閑話『ラストダンス』1
忘れるために踊る人もいれば──
「色々なものがあるのですね……」
随分慣れ親しんだ気がするこの屋根裏部屋に関しても、少女の興味関心は未だ絶えていない。奥まった所に無造作に積まれたがらくたの山、その一つ一つを検めているのだ。
仕事がない日には、この埃っぽい屋根裏で行われる彼女の物見遊山に付き合ってやるのが私たちの日課になっていた。とっくに解散したバンドのテープや精緻な筆致で描かれた風景画(何故か一緒に『贋作証明書』なる物も保管されていた)、オランダ語で書かれた医学書など、ゾウジが集めた珍品の数々はトワだけでなく私の心も躍らせてくれた。
「あそこにあるものはいつか処分しようと思っていたから、好きに使ってくれ」とは彼の言葉だが、この年季の入りようを見ると少なくとも十年以上、随分長いこと処分の手は入っていないようだ。
「これは何でしょうか?」
そう言って彼女が取り出してきたのは、木で出来たひょうたん型の物体だった。小さな彼女の胴体が隠れてしまう程の大きさのそれを見て、私はおお、と一つ声を漏らす。
「アコースティックギター、ですね。ゾウジさん、楽器されてたんだ」
「ギター……楽器なのですね。形状を見るに、弦楽器ですか」
「そうです。いやあ、懐かしいなあ」
「懐かしい、とは?」
思わず出てきた感想に対して、トワは敏感に反応してきた。私は少し逡巡したが、別に隠すようなことでも無いだろうと思って返事をする。
「実は、高校生の時に少し……学生バンドをやっていまして。担当がギターだったんです」
「バンド、ですか」
「意外ですか?」
「……ええ」
予想通りの反応だった。大学でもそうだが、私は割と目立たないポジションだと思われることが多いし、事実その通りではある。
文化祭を目前にして、適当に暇をつぶすつもりだった私を半ば強引に勧誘してきた、やたらと自信過剰な友人がいたのだ。練習の時間もまともに取れず、結果はお世辞にも上出来とは言えなかったが……

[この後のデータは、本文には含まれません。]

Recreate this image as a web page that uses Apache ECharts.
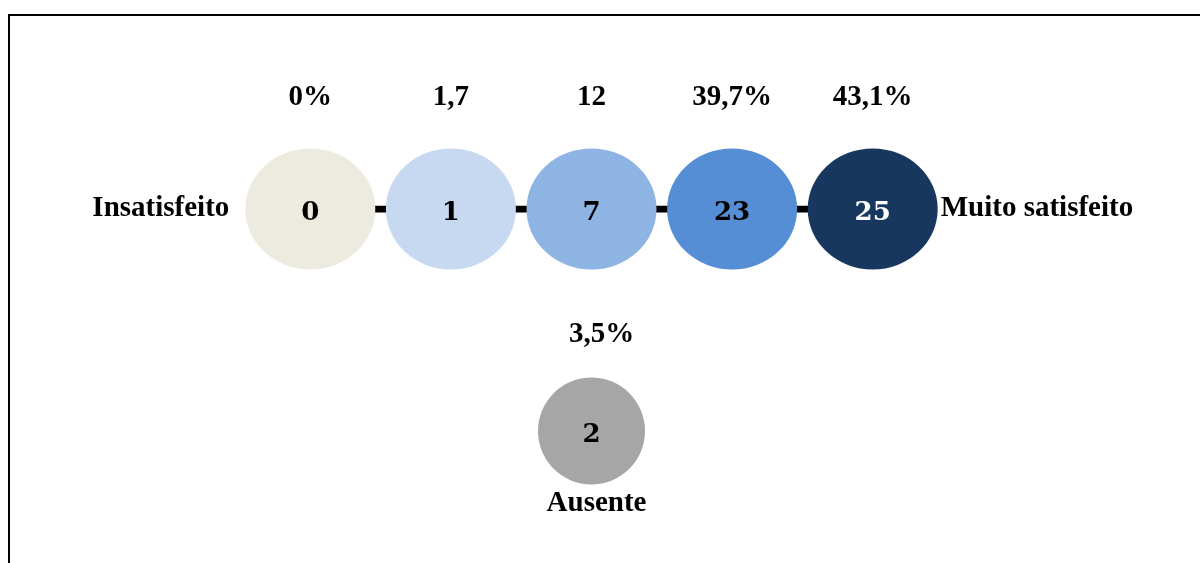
<!DOCTYPE html>
<html>
<head>
<meta charset="utf-8">
<script src="https://cdn.jsdelivr.net/npm/echarts@6/dist/echarts.min.js"></script>
<style>
  html, body { margin: 0; padding: 0; background: #fff; }
  #chart { width: 1200px; height: 563px; }
</style>
</head>
<body>
<div id="chart"></div>
<script>
// escala de satisfação
var escala = ['Insatisfeito', '2', '3', '4', 'Muito satisfeito'];
var linhas = ['Ausente', 'Escala'];
var contagens = [0, 1, 7, 23, 25];
var percentuais = ['0%', '1,7', '12', '39,7%', '43,1%'];
var cores = ['#EDEBE0', '#C6D9F0', '#8EB4E3', '#558ED5', '#17375E'];
var corTexto = ['#000', '#000', '#000', '#000', '#fff'];
var ausenteContagem = 2;
var ausentePercentual = '3,5%';
var ausenteCor = '#A6A6A6';
var ausenteIndice = 2;

var fonteRotulo = { fontFamily: 'Liberation Serif', fontWeight: 'bold', fontSize: 29, color: '#000' };
var fonteNumero = { fontFamily: 'DejaVu Serif', fontWeight: 'bold', fontSize: 26 };

function init(){
    var myChart = echarts.init(document.getElementById('chart'));

    var bolhas = contagens.map(function(v, i){
        return {
            value: [i, 1],
            itemStyle: { color: cores[i] },
            label: { formatter: String(v), color: corTexto[i] }
        };
    });
    bolhas.push({
        value: [ausenteIndice, 0],
        symbolSize: [107, 107],
        itemStyle: { color: ausenteCor },
        label: { formatter: String(ausenteContagem), color: '#000' }
    });

    var option = {
        animation: false,
        grid: { left: 240, right: 257, top: 209, bottom: 132 },
        xAxis: { type: 'category', data: escala, show: false },
        yAxis: { type: 'category', data: linhas, boundaryGap: false, show: false },
        graphic: [{
            type: 'rect',
            shape: { x: 9, y: 15, width: 1220, height: 600 },
            style: { fill: null, stroke: '#000', lineWidth: 2 }
        }],
        series: [
            {
                // conectores + percentuais
                type: 'line',
                z: 1,
                data: contagens.map(function(v, i){ return [i, 1]; }),
                symbol: 'circle',
                symbolSize: 1,
                itemStyle: { color: '#000' },
                lineStyle: { color: '#000', width: 7 },
                label: {
                    show: true,
                    position: 'top',
                    distance: 96,
                    formatter: function(p){ return percentuais[p.dataIndex]; },
                    fontFamily: fonteRotulo.fontFamily,
                    fontWeight: fonteRotulo.fontWeight,
                    fontSize: fonteRotulo.fontSize,
                    color: '#000'
                }
            },
            {
                type: 'scatter',
                z: 3,
                symbol: 'circle',
                symbolSize: [130, 121],
                itemStyle: { opacity: 1 },
                data: bolhas,
                label: {
                    show: true,
                    position: 'inside',
                    offset: [0, 4],
                    fontFamily: fonteNumero.fontFamily,
                    fontWeight: fonteNumero.fontWeight,
                    fontSize: fonteNumero.fontSize
                }
            },
            {
                // rótulos das extremidades e da opção ausente
                type: 'scatter',
                z: 4,
                symbol: 'circle',
                silent: true,
                itemStyle: { color: 'rgba(0,0,0,0)', opacity: 1 },
                label: {
                    show: true,
                    fontFamily: fonteRotulo.fontFamily,
                    fontWeight: fonteRotulo.fontWeight,
                    fontSize: fonteRotulo.fontSize,
                    color: '#000'
                },
                data: [
                    { value: [0, 1], symbolSize: [130, 121], label: { position: 'left', distance: 16, formatter: escala[0] } },
                    { value: [4, 1], symbolSize: [130, 121], label: { position: 'right', distance: 3, formatter: escala[4] } },
                    { value: [ausenteIndice, 0], symbolSize: [107, 107], label: { position: 'top', distance: 28, offset: [10, 0], formatter: ausentePercentual } },
                    { value: [ausenteIndice, 0], symbolSize: [107, 107], label: { position: 'bottom', distance: 5, offset: [5, 0], formatter: linhas[0] } }
                ]
            }
        ]
    };
    myChart.setOption(option);
}
init();
</script>
</body>
</html>
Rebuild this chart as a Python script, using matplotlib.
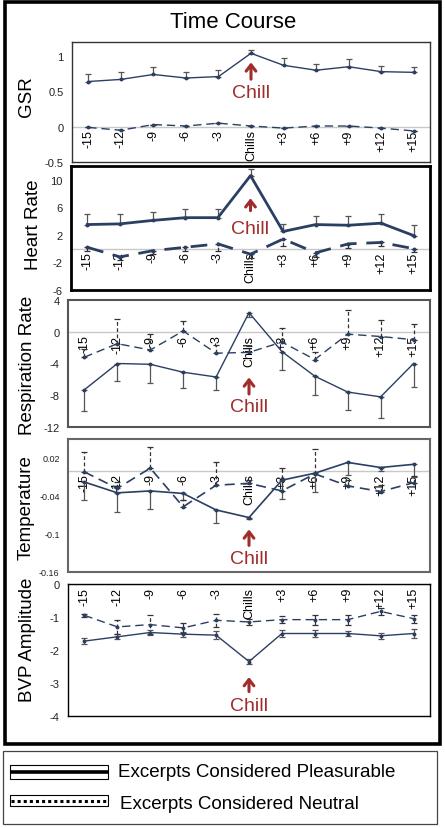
import numpy as np
import matplotlib.pyplot as plt
from matplotlib.patches import Rectangle
from matplotlib.lines import Line2D

plt.rcParams['font.family'] = ['Liberation Sans', 'DejaVu Sans']

# categories (seconds relative to chill)
cats = ['-15', '-12', '-9', '-6', '-3', 'Chills', '+3', '+6', '+9', '+12', '+15']

# GSR
gsr_p = [0.64, 0.67, 0.74, 0.69, 0.71, 1.04, 0.87, 0.80, 0.85, 0.78, 0.77]
gsr_p_err = [0.10, 0.10, 0.10, 0.08, 0.09, 0.05, 0.10, 0.09, 0.11, 0.08, 0.07]
gsr_n = [-0.01, -0.05, 0.03, 0.01, 0.05, 0.01, -0.02, 0.01, 0.01, -0.02, -0.06]
gsr_n_err = [0, 0, 0, 0, 0, 0, 0, 0, 0, 0, 0]

# heart rate
hr_p = [3.5, 3.6, 4.1, 4.5, 4.5, 10.6, 2.5, 3.5, 3.4, 3.7, 1.9]
hr_p_err = [1.5, 1.4, 1.2, 1.3, 1.2, 1.0, 1.1, 1.2, 1.4, 1.4, 1.5]
hr_n = [0.2, -1.2, -0.3, 0.2, 0.7, -0.8, 1.4, -0.6, 0.7, 0.9, 0.0]
hr_n_err = [0.6, 0.5, 0.5, 0.5, 1.0, 0.6, 1.0, 0.6, 0.6, 0.5, 0.5]

# respiration rate
rr_p = [-7.3, -4.0, -4.1, -5.1, -5.7, 2.4, -2.5, -5.6, -7.6, -8.2, -4.0]
rr_p_err = [2.7, 2.2, 2.4, 2.0, 1.7, 0.6, 2.3, 2.4, 2.2, 2.7, 3.0]
rr_n = [-3.2, -1.5, -2.3, 0.1, -2.7, -2.6, -1.3, -3.5, -0.3, -0.6, -1.0]
rr_n_err = [1.0, 3.1, 2.0, 1.3, 1.0, 0.8, 1.8, 1.0, 3.1, 2.1, 2.0]

# temperature
temp_p = [-0.018, -0.035, -0.032, -0.036, -0.062, -0.074, -0.015, -0.004, 0.013, 0.005, 0.010]
temp_p_err = [0.029, 0.030, 0.029, 0.010, 0.020, 0.003, 0.030, 0.030, 0.020, 0.005, 0.020]
temp_n = [-0.002, -0.028, 0.004, -0.057, -0.023, -0.020, -0.032, -0.005, -0.024, -0.033, -0.019]
temp_n_err = [0.031, 0.010, 0.033, 0.010, 0.037, 0.005, 0.037, 0.039, 0.010, 0.010, 0.010]

# BVP amplitude
bvp_p = [-1.73, -1.60, -1.47, -1.52, -1.55, -2.35, -1.50, -1.50, -1.50, -1.57, -1.50]
bvp_p_err = [0.10, 0.08, 0.08, 0.08, 0.12, 0.08, 0.10, 0.12, 0.08, 0.10, 0.15]
bvp_n = [-0.95, -1.30, -1.23, -1.33, -1.10, -1.15, -1.08, -1.08, -1.08, -0.83, -1.05]
bvp_n_err = [0.05, 0.20, 0.30, 0.15, 0.20, 0.10, 0.10, 0.15, 0.15, 0.10, 0.12]

W, H = 445, 829
LINE = '#2B3F63'
CHILL = '#A02C2C'

fig = plt.figure(figsize=(W / 100, H / 100), dpi=100)


def px_box(left, top, right, bottom):
    return [left / W, 1 - bottom / H, (right - left) / W, (bottom - top) / H]


def err(vals, d):
    v = np.array(vals, dtype=float)
    z = np.zeros_like(v)
    if d == 'up':
        return [z, v]
    if d == 'down':
        return [v, z]
    return [v, v]


def panel(box, ylabel, lab_xy, p, p_err, p_dir, n, n_err, n_dir, ylim, yticks,
          yticklabels, chill, frame_c, frame_lw, lw, tick_fs=8):
    ax = fig.add_axes(px_box(*box))
    x = np.arange(len(cats))
    ax.axhline(0, color='#C8C8C8', lw=1, zorder=1)
    ax.errorbar(x, p, yerr=err(p_err, p_dir), color=LINE, lw=lw,
                marker='o', ms=1.8, ecolor='#555555', elinewidth=0.9,
                capsize=2.2, capthick=0.9, zorder=4)
    eb2 = ax.errorbar(x, n, yerr=err(n_err, n_dir), color=LINE, lw=lw,
                      ls=(0, (6, 3.5)), marker='o', ms=1.8, ecolor='#333333',
                      elinewidth=0.9, capsize=2.2, capthick=0.9, zorder=4)
    for c in eb2[2]:
        c.set_linestyle((0, (3, 2)))
    ax.set_xlim(-0.5, len(cats) - 0.5)
    ax.set_ylim(*ylim)
    ax.set_xticks([])
    ax.set_yticks(yticks)
    ax.set_yticklabels(yticklabels, fontsize=tick_fs, color='#222222')
    ax.tick_params(axis='y', length=0, pad=6)
    for s in ax.spines.values():
        s.set_color(frame_c)
        s.set_linewidth(frame_lw)
    for i, c in enumerate(cats):
        ax.annotate(c, (i, 0), xytext=(0, -2), textcoords='offset points',
                    rotation=90, ha='center', va='top', fontsize=9, zorder=3)
    tr = ax.get_xaxis_transform()
    a_top, a_bot, t_y = chill
    ax.annotate('', xy=(5, a_top), xytext=(5, a_bot), xycoords=tr, textcoords=tr,
                arrowprops=dict(arrowstyle='->,head_length=0.45,head_width=0.35',
                                color=CHILL, lw=2.2, shrinkA=0, shrinkB=0))
    ax.text(5, t_y, 'Chill', transform=tr, ha='center', va='center',
            fontsize=14, color=CHILL)
    fig.text(lab_xy[0] / W, 1 - lab_xy[1] / H, ylabel, rotation=90,
             ha='center', va='center', fontsize=13.5)
    return ax


panel((72, 43, 430, 163), 'GSR', (27, 97), gsr_p, gsr_p_err, 'up', gsr_n,
      gsr_n_err, 'up', (-0.5, 1.2), [-0.5, 0, 0.5, 1], ['-0.5', '0', '0.5', '1'],
      (0.83, 0.69, 0.58), '#333333', 1.0, 1.0)
panel((71, 167, 430, 291), 'Heart Rate', (33, 225), hr_p, hr_p_err, 'up', hr_n,
      hr_n_err, 'down', (-6, 12), [-6, -2, 2, 6, 10], ['-6', '-2', '2', '6', '10'],
      (0.74, 0.64, 0.50), 'black', 2.0, 2.0)
panel((68, 301, 430, 428), 'Respiration Rate', (27, 365), rr_p, rr_p_err, 'down',
      rr_n, rr_n_err, 'up', (-12, 4), [-12, -8, -4, 0, 4],
      ['-12', '-8', '-4', '0', '4'], (0.39, 0.26, 0.165), '#555555', 1.5, 1.0)
panel((68, 440, 430, 573), 'Temperature', (26, 508), temp_p, temp_p_err, 'down',
      temp_n, temp_n_err, 'up', (-0.16, 0.05), [-0.16, -0.1, -0.04, 0.02],
      ['-0.16', '-0.1', '-0.04', '0.02'], (0.32, 0.2, 0.105), '#666666', 1.5,
      1.2, tick_fs=6.5)
panel((68, 585, 430, 717), 'BVP Amplitude', (27, 640), bvp_p, bvp_p_err, 'both',
      bvp_n, bvp_n_err, 'both', (-4, 0), [-4, -3, -2, -1, 0],
      ['-4', '-3', '-2', '-1', '0'], (0.295, 0.185, 0.08), 'black', 1.0, 1.0)

fig.text(233.5 / W, 1 - 23 / H, 'Time Course', ha='center', va='center',
         fontsize=16)

# frame and legend in pixel space
ov = fig.add_axes([0, 0, 1, 1])
ov.set_xlim(0, W)
ov.set_ylim(H, 0)
ov.axis('off')
ov.patch.set_visible(False)
ov.add_patch(Rectangle((5, 3), 435, 742, fill=False, ec='black', lw=2.6))
ov.add_patch(Rectangle((3, 752), 434, 73, fill=False, ec='#444444', lw=0.9))
ov.add_patch(Rectangle((10, 766), 98, 14, fc='white', ec='black', lw=0.8))
ov.add_line(Line2D([10, 108], [773, 773], color='black', lw=2.6,
                   solid_capstyle='butt'))
ov.add_patch(Rectangle((10, 796), 98, 11, fc='white', ec='black', lw=0.8))
ov.add_line(Line2D([11, 107], [801.5, 801.5], color='black', lw=2.2,
                   ls=(0, (1, 1)), dash_capstyle='butt'))
ov.text(118, 773, 'Excerpts Considered Pleasurable', va='center', ha='left',
        fontsize=13.5)
ov.text(120, 805, 'Excerpts Considered Neutral', va='center', ha='left',
        fontsize=13.5)

fig.savefig('out.png', dpi=100)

「それ以来結構、歌うのとか好きなんですよ。あの時はボーカルは任せてもらえませんでしたが」
『完璧な俺以外にセンターに立てる人間が居るとしたらそいつは、……いや。そんな人間は居ないな』とは、当該友人氏の御言葉である。
兎も角、私は自分のパートをそこそこにこなしたのだった。あの思い出は、今も高校生活を彩るものとして私の中に残っている。月並みに思える程に清々しい仲間たちとの友情と努力、そして……恋の記憶として。
「……セツナ?」
「えっ。ああ、はい。すみません、少し思い出に浸っていて……」
「随分と感傷的な顔をしていましたが」
「……はい? ええ、思い出に浸っていたので……」
やはりこの少女との会話には、未だに若干の齟齬を感じざるを得ない。トワの方は、それにしてもセツナが音楽好きだとは、と再び驚きを口にしていた。それから、
「一曲、歌っていただけませんか?」
そう言って、私にギターを差し出してくる。上目遣いの潤んだ瞳に、自分の姿が写って見えた。彼女の申し出を、私は受けることにする。たまには昔の趣味に没頭するのも悪くない。トワの前なら、それはきっとより楽しくなるだろうと思った。
私は大きく息を吸い込んで、それからゆっくりと歌い始めた。